Upstairs, a screening of rare, never-before-seen Disney animation shorts was in progress. The devil bonked Hitler on the head with a mallet. A cartoon man lost his plantation mansion to a giant malaria mosquito and wept. Dopey dwarf-sprayed poison onto a lake. In the pre-Eisenhower years, Disney studios made public-service announcements and war-propaganda films. “Your rifle is like a woman,” said a disembodied voice in one movie. “If you treat her right, she will never let you down.”

The line brought a chuckle from emcee David Bossert, Walt Disney Animation Studios creative director. “Now that’s a line of dialogue you never see in Disney films today.”

The ultimate fan expects to know things before other less ultimate fans, certainly before the general public.
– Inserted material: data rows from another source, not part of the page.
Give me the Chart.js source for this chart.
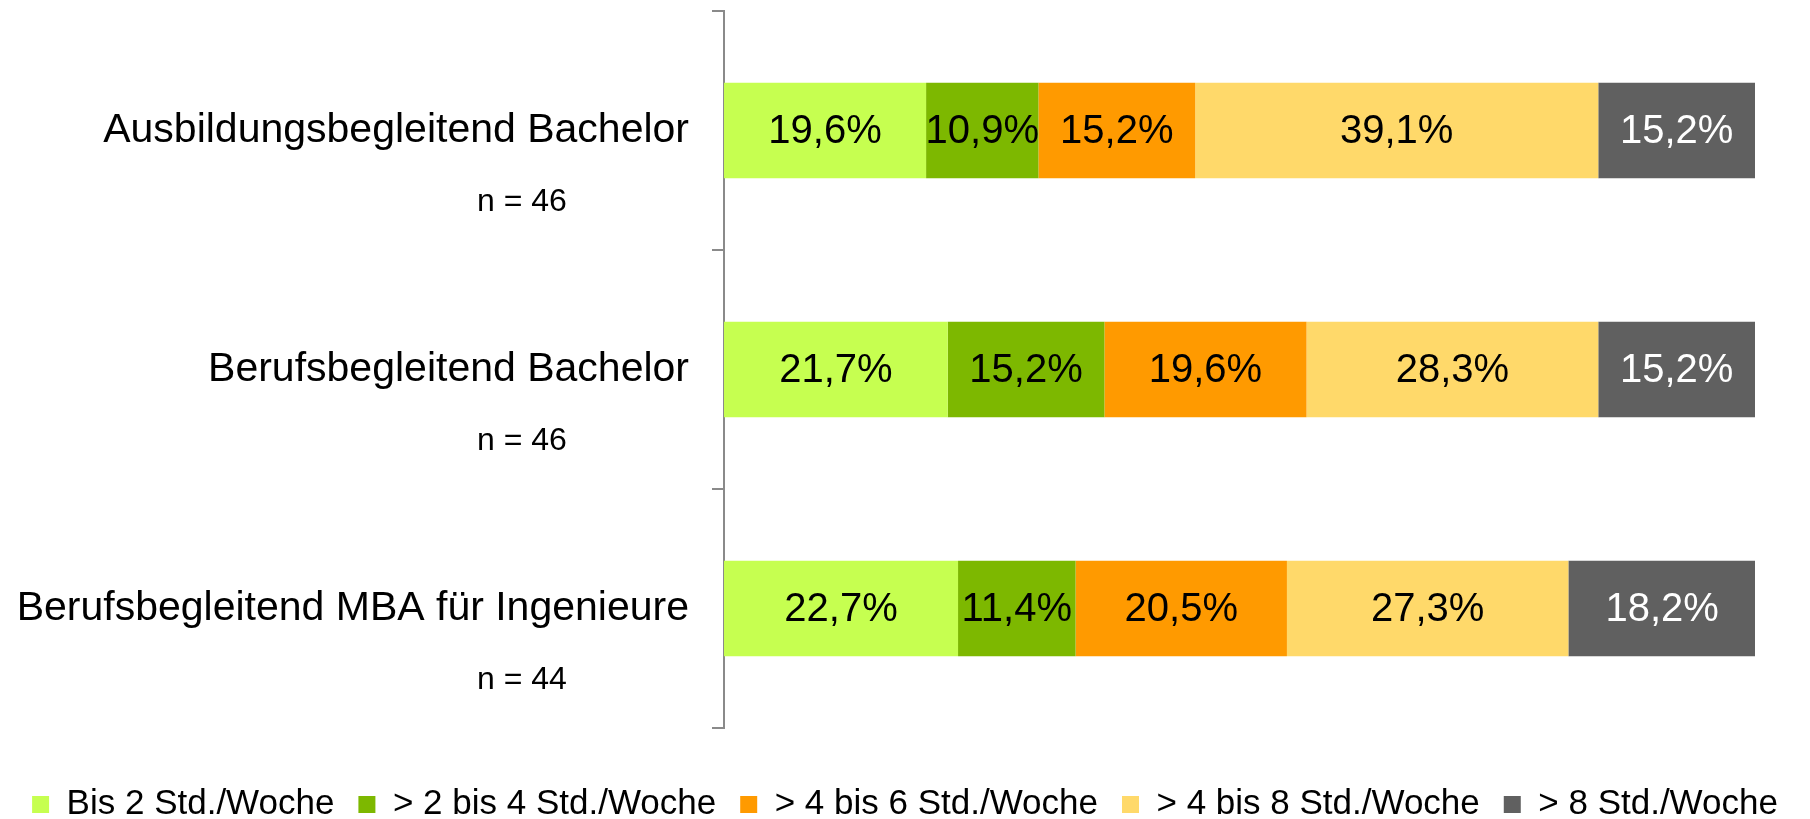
<!DOCTYPE html>
<html>
<head>
<meta charset="utf-8">
<script src="https://cdn.jsdelivr.net/npm/chart.js@4.4.1/dist/chart.umd.min.js"></script>
<style>
  html, body { margin: 0; padding: 0; background: #fff; overflow: hidden; }
  #wrap { width: 1810px; height: 819px; }
</style>
</head>
<body>
<div id="wrap"><canvas id="grafico" width="1810" height="819"></canvas></div>
<script>
const kategorien = ['Ausbildungsbegleitend Bachelor', 'Berufsbegleitend Bachelor', 'Berufsbegleitend MBA für Ingenieure'];
const stichprobe = ['n = 46', 'n = 46', 'n = 44'];
const serien = ['Bis 2 Std./Woche', '> 2 bis 4 Std./Woche', '> 4 bis 6 Std./Woche', '> 4 bis 8 Std./Woche', '> 8 Std./Woche'];
const bis2 = [19.6, 21.7, 22.7];
const bis4 = [10.9, 15.2, 11.4];
const bis6 = [15.2, 19.6, 20.5];
const bis8 = [39.1, 28.3, 27.3];
const ueber8 = [15.2, 15.2, 18.2];

const farben = ['#C6FF50', '#7DB800', '#FF9A00', '#FFD96A', '#606060'];
const textFarben = ['#000', '#000', '#000', '#000', '#fff'];
const FONT = '"Liberation Sans", Arial, sans-serif';

const werte = [bis2, bis4, bis6, bis8, ueber8];

// Prozentwerte in die Balken schreiben
const balkenLabels = {
  id: 'balkenLabels',
  afterDatasetsDraw(chart) {
    const ctx = chart.ctx;
    ctx.save();
    ctx.font = '40px ' + FONT;
    ctx.textAlign = 'center';
    ctx.textBaseline = 'middle';
    chart.data.datasets.forEach((ds, i) => {
      const meta = chart.getDatasetMeta(i);
      meta.data.forEach((bar, j) => {
        const v = ds.data[j];
        ctx.fillStyle = textFarben[i];
        ctx.fillText(v.toFixed(1).replace('.', ',') + '%', (bar.x + bar.base) / 2, bar.y + 1);
      });
    });
    ctx.restore();
  }
};

// "n = .." unter den Kategorien
const nLabels = {
  id: 'nLabels',
  afterDraw(chart) {
    const ctx = chart.ctx;
    const y = chart.scales.y;
    ctx.save();
    ctx.font = '32px ' + FONT;
    ctx.fillStyle = '#000';
    ctx.textAlign = 'left';
    ctx.textBaseline = 'middle';
    stichprobe.forEach((t, i) => {
      ctx.fillText(t, chart.chartArea.left - 247, y.getPixelForValue(i) + 72);
    });
    ctx.restore();
  }
};

new Chart(document.getElementById('grafico'), {
  type: 'bar',
  data: {
    labels: kategorien,
    datasets: serien.map((s, i) => ({
      label: s,
      data: werte[i],
      backgroundColor: farben[i],
      borderWidth: 0,
      barPercentage: 0.4,
      categoryPercentage: 1.0
    }))
  },
  options: {
    indexAxis: 'y',
    responsive: false,
    animation: false,
    layout: { padding: { top: 11, right: 0, left: 0, bottom: -13 } },
    plugins: {
      legend: {
        position: 'bottom',
        labels: {
          font: { size: 35, family: FONT },
          color: '#000',
          boxWidth: 17,
          boxHeight: 17,
          padding: 24
        }
      },
      tooltip: { enabled: false }
    },
    scales: {
      x: {
        stacked: true,
        min: 0,
        max: 100,
        ticks: { display: false },
        grid: { display: false, drawTicks: true, tickLength: 35 },
        border: { display: false }
      },
      y: {
        stacked: true,
        afterFit: (s) => { s.width = 724; s.paddingTop = 0; s.paddingBottom = 0; },
        ticks: {
          color: '#000',
          font: { size: 41, family: FONT },
          padding: 23
        },
        grid: {
          offset: true,
          drawOnChartArea: false,
          drawTicks: true,
          tickLength: 12,
          color: '#8a8a8a',
          lineWidth: 2
        },
        border: { display: true, color: '#8a8a8a', width: 2 }
      },
      // leerer Rand rechts
      rand: {
        axis: 'y',
        type: 'linear',
        position: 'right',
        ticks: { display: false },
        grid: { display: false, drawTicks: false },
        border: { display: false },
        afterFit: (s) => { s.width = 55; s.paddingTop = 0; s.paddingBottom = 0; }
      }
    }
  },
  plugins: [balkenLabels, nLabels]
});
</script>
</body>
</html>
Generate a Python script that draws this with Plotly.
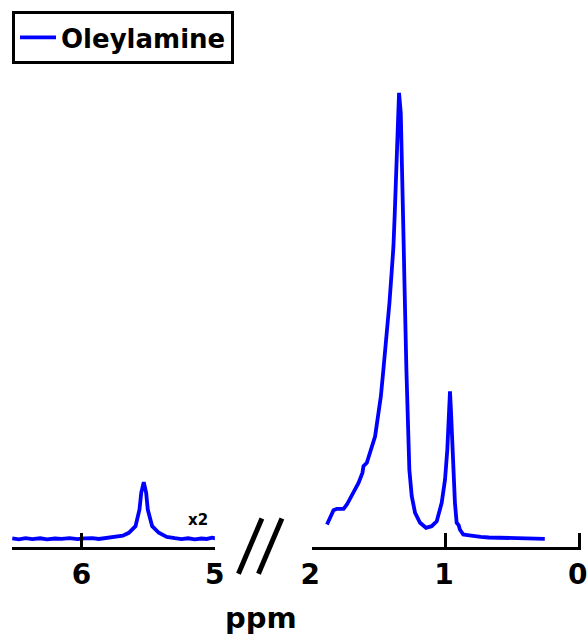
import plotly.graph_objects as go

# 1H NMR spectrum of oleylamine, drawn on a broken ppm axis
# Olefinic region (shown x2)
olefin_ppm = [6.52, 6.47, 6.42, 6.37, 6.31, 6.26, 6.20, 6.15, 6.09, 6.03, 5.98, 5.92,
              5.87, 5.82, 5.77, 5.73, 5.69, 5.645, 5.595, 5.565, 5.552, 5.533, 5.515,
              5.503, 5.470, 5.420, 5.36, 5.30, 5.25, 5.20, 5.15, 5.10, 5.06, 5.02, 4.98]
olefin_int = [0.25, 0.05, 0.30, 0.10, 0.28, 0.02, 0.22, 0.15, 0.32, 0.08, 0.25, 0.30,
              0.12, 0.35, 0.45, 0.60, 0.85, 1.50, 2.98, 6.71, 10.45, 12.82, 10.45,
              6.71, 2.98, 1.50, 0.60, 0.30, 0.10, 0.28, 0.05, 0.22, 0.12, 0.40, 0.20]

# Aliphatic region
alkyl_ppm = [1.890, 1.866, 1.841, 1.816, 1.766, 1.741, 1.692, 1.654, 1.625, 1.617,
             1.592, 1.567, 1.530, 1.505, 1.487, 1.468, 1.443, 1.423, 1.405, 1.393,
             1.383, 1.375, 1.368, 1.360, 1.351, 1.338, 1.331, 1.326, 1.321, 1.316,
             1.311, 1.307, 1.296, 1.285, 1.274, 1.256, 1.231, 1.194, 1.149, 1.107,
             1.069, 1.032, 1.007, 0.990, 0.978, 0.970, 0.963, 0.955, 0.946, 0.933,
             0.920, 0.905, 0.896, 0.871, 0.840, 0.796, 0.740, 0.680, 0.597, 0.520,
             0.450, 0.349, 0.300, 0.261]
alkyl_int = [3.36, 5.21, 6.55, 6.87, 6.87, 7.83, 10.45, 12.68, 14.92, 16.40,
             17.16, 19.40, 23.11, 28.34, 32.06, 38.03, 45.48, 52.95, 60.40, 65.62,
             73.09, 80.54, 87.99, 95.46, 100.0, 95.46, 87.99, 80.54, 73.09, 65.62,
             58.17, 49.22, 38.03, 26.85, 15.66, 9.69, 5.97, 3.74, 2.62, 2.98,
             4.09, 8.21, 13.42, 20.13, 29.08, 33.18, 29.08, 23.11, 15.66, 8.21,
             3.74, 3.20, 2.24, 1.12, 1.00, 0.74, 0.60, 0.45, 0.38, 0.30,
             0.25, 0.16, 0.30, 0.16]

left_ticks = [6, 5]
right_ticks = [2, 1, 0]
series_name = "Oleylamine"
scale_label = "x2"
axis_label = "ppm"

FONT = "DejaVu Sans, Liberation Sans, Arial, sans-serif"
BLUE = "#0000ff"

# plot-area geometry (pixels) used to place the break marks and labels
L, R, B = 12, 6.4, 87.5
W = 587 - L - R
H = 635 - B


def px(x):
    return (x - L) / W


def py(y):
    return (H - y) / H


fig = go.Figure()
fig.add_trace(go.Scatter(x=olefin_ppm, y=olefin_int, mode="lines", xaxis="x", yaxis="y",
                         line=dict(color=BLUE, width=3.8), showlegend=False))
fig.add_trace(go.Scatter(x=alkyl_ppm, y=alkyl_int, mode="lines", xaxis="x2", yaxis="y",
                         line=dict(color=BLUE, width=3.8), name=series_name))

axis_common = dict(showgrid=False, zeroline=False, showline=True, linecolor="black",
                   linewidth=3, ticks="inside", ticklen=14, tickwidth=3, tickcolor="black",
                   tickmode="array", anchor="y", ticklabeloverflow="allow",
                   tickfont=dict(family=FONT, size=28, color="black", weight="bold"))

fig.update_layout(
    width=587, height=635,
    margin=dict(l=L, r=R, t=0, b=B, autoexpand=False),
    plot_bgcolor="white", paper_bgcolor="white",
    xaxis=dict(domain=[0, px(214.7)], range=[6.522, 4.9995], tickvals=left_ticks, **axis_common),
    xaxis2=dict(domain=[px(312), 1], range=[2.0005, -0.01], tickvals=right_ticks,
                ticklabelshift=2, **axis_common),
    yaxis=dict(visible=False, range=[-1.678, 120.81], fixedrange=True),
    showlegend=True,
    legend=dict(xref="paper", yref="paper", x=0, y=py(11),
                xanchor="left", yanchor="top", bordercolor="black", borderwidth=3,
                bgcolor="white", itemwidth=36, tracegroupgap=0,
                font=dict(family=FONT, size=26, color="black", weight="bold")),
    shapes=[
        dict(type="line", xref="paper", yref="paper", x0=px(238.3), y0=py(574.3),
             x1=px(261.7), y1=py(519), line=dict(color="black", width=5)),
        dict(type="line", xref="paper", yref="paper", x0=px(258.3), y0=py(574.3),
             x1=px(281.7), y1=py(519), line=dict(color="black", width=5)),
    ],
    annotations=[
        dict(text=axis_label, xref="paper", yref="paper", x=px(261), y=py(619),
             xanchor="center", yanchor="middle", showarrow=False,
             font=dict(family=FONT, size=29, color="black", weight="bold")),
        dict(text=scale_label, xref="paper", yref="paper", x=px(198.3), y=py(520),
             xanchor="center", yanchor="middle", showarrow=False,
             font=dict(family=FONT, size=15, color="black", weight="bold")),
    ],
)

fig.write_html("out.html")
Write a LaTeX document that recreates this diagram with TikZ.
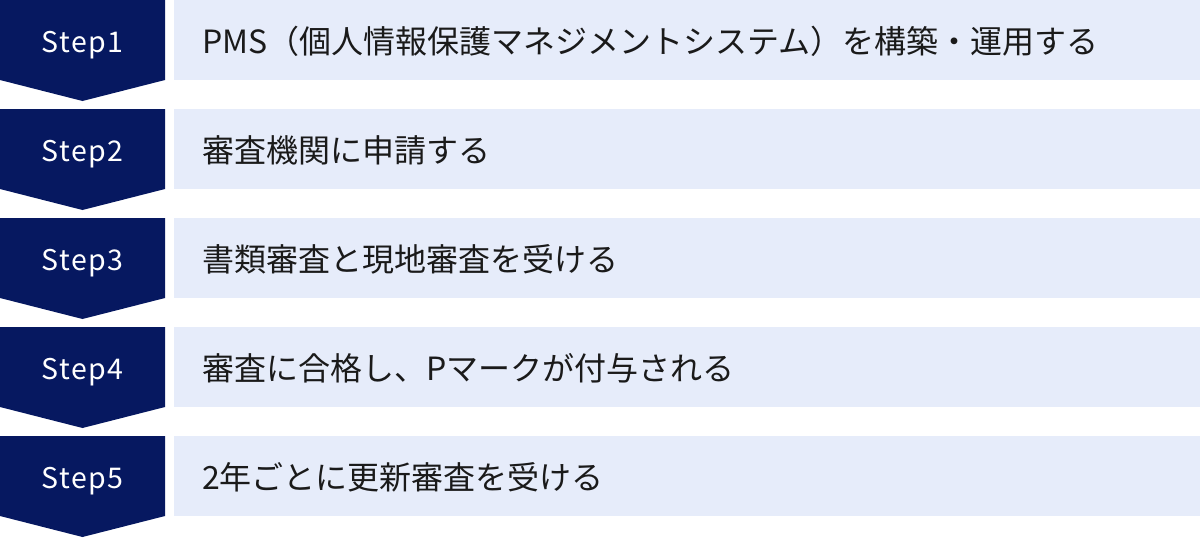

Thus, announcements are part of the D23 Expo experience: A new land for California Adventure is to open in 2012. It is centered around cars (groan). You could conceivably spend a half-day sitting in traffic trying to get to California Adventure, only to sit in faux traffic in Cars Land. No small coincidence that the opening year coincides with the Mayan doom prophecy for the end of the world. Hong Kong Disneyland is getting three new lands (Grizzly Trail, Mystic Point and Toy Story Land). It’s also getting a spooky Edwardian mansion called Mystic Manor. A mysterious adventurer/artifact collector lives there with his mischievous pet primate. “So,” said the guide, in utter seriousness, when an enthusiastic couple begged him to explain the ride’s storyline, “there’s this monkey.”

The ultimate defining characteristic of ultimate fans is that they spend money. The Expo makes it easy and seductive to.

At the auction closing out the event’s penultimate day, someone plunked down $6,900 for a handwritten check signed by Walt Disney. Another person bought a behind-the-scenes horticulture tour of Disneyland for 3,000 bucks (includes holiday gardening tips). But the most gasp-inducing purchase was a decommissioned passenger galleon from Peter Pan’s Flight ride for $35,000. The winning bidder, who gave his name simply as Pat, looked like he might be sick, even as other fans came up to shake his hand and congratulate him, perhaps realizing that for an equivalent amount, he could have had a new BMW.

“I didn’t want to go that high,” he said.

Pat plans to put the galleon in his house, next to his Mr. Toad and Snow White buggies. He just likes the ride vehicles, he told me. He’s not really even a fan of Peter Pan.